Directed by: Shawn Levy

Written by: Matt Lieberman & Zak Penn

Starring: Ryan Reynolds, Jodie Comer, Lil Rel Howery, Utkarsh Ambudkar, Joe Keery, Taika Waititi

Rating: [2.5/5]

Films have the ability to elicit joy, fear, excitement, sadness, and a whole host of emotions intended by the filmmakers. Then there are ones that induce nothing but a sigh in their overall annoyance despite elements promising something much better. Free Guy firmly stands in this category as something with a strong concept but gets flooded out by a terrible villain and its desperate need to show off its corporate synergy. 

With a popular multiplayer game named Free City, players can jump in and wreak havoc on non-player characters (NPC) like Guy (Ryan Reynolds). Suddenly, Guy begins to break away from his programming and obtain his own mind of thinking separate from the game, which complicates things for the evil CEO Antwan Hovachelik (Taika Waititi). 

From the start, Free Guy seeks to provide something quite clever in telling the story of an NPC. For anyone who has played a video game, they would recognize them as the characters meant to guide the player by answering questions, providing quests to go on, or simply existing as cannon fodder for the player’s fun. These figures do not have a purpose or meaning outside of what they have been created to make a story centered on one breaking free and acknowledging its own existence within a video game a truly intriguing idea. 

Therefore this feature takes us into this video game world and creates a sleek-looking environment where random nonsense happens and the NPCs just go with it because it exists as their everyday lives. This makes for some truly funny moments for these characters and within these scenes, the film well and truly works. The comedy lands and it introduces us well into this world but when we get towards the second and third act of this feature, things go off the rails, particularly when we introduce the human characters. 

Taika Waititi’s Antwan Hovachelik serves as the ultimate culprit in yet another example of the disappointment of this man’s career trajectory. As expressed in reviews of his recent work, whenever I write about Waititi recently, it evokes this feeling of someone who loved an indie band before they gained notoriety and wishes they would do what made them cool from the beginning instead of “selling out.” What Waititi has been doing since his full integration into Hollywood as a big-name filmmaker has more than concerned and the performance he puts in as Antwan Hovachelik became quite painful to watch. Someone with such comedic ability putting in such a lazy and brutal performance led me to almost walk away completely from this movie if not for my conviction to give every movie I watch a full opportunity to make its case. Whatever Waititi tried doing here certainly did not fall into the positive category of this feature, that’s for sure. 
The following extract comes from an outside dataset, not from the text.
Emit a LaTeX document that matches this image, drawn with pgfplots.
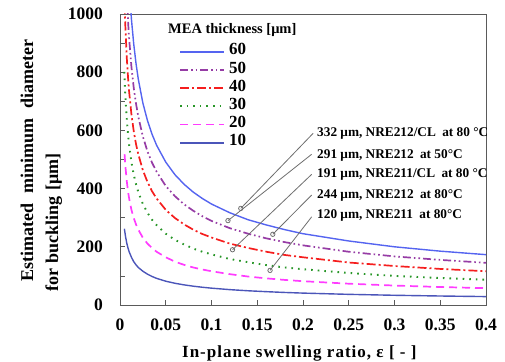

Additionally, for all of the cool moments this feature delivers, a momentous battle towards the end, where this feature makes it quite evident it sits under the Disney umbrella caused an eye roll so extreme they still need to get back into position. A moment meant to make audience members excitedly yell about the references made becomes one of those moments taking you out completely of what occurs in the narrative for something set up as a glorified commercial for other Disney properties in quite the ghoulish way showing what sits at the core of this story in a negative way. 

Starting out strong and descending into horrific nonsense, Free Guy makes me mourn for what this feature could have been in its exploration of these NPC characters but this feature had different ambitions in what it wanted to get from its audience. I’m sure many did enjoy what the filmmakers sought to elicit with this feature but evidently, I did not align with that perspective. The human characters left plenty to be desired and ultimately exist as yet another exercise in Ryan Reynolds playing himself yet again, which could have worked if the NPC existed as a Reynolds character in the game, but again he does not have that much self-awareness. A squandered fun concept hailed for originality while burrowing itself deep in the opposite with a tremendously fun first half and a truly disastrous second.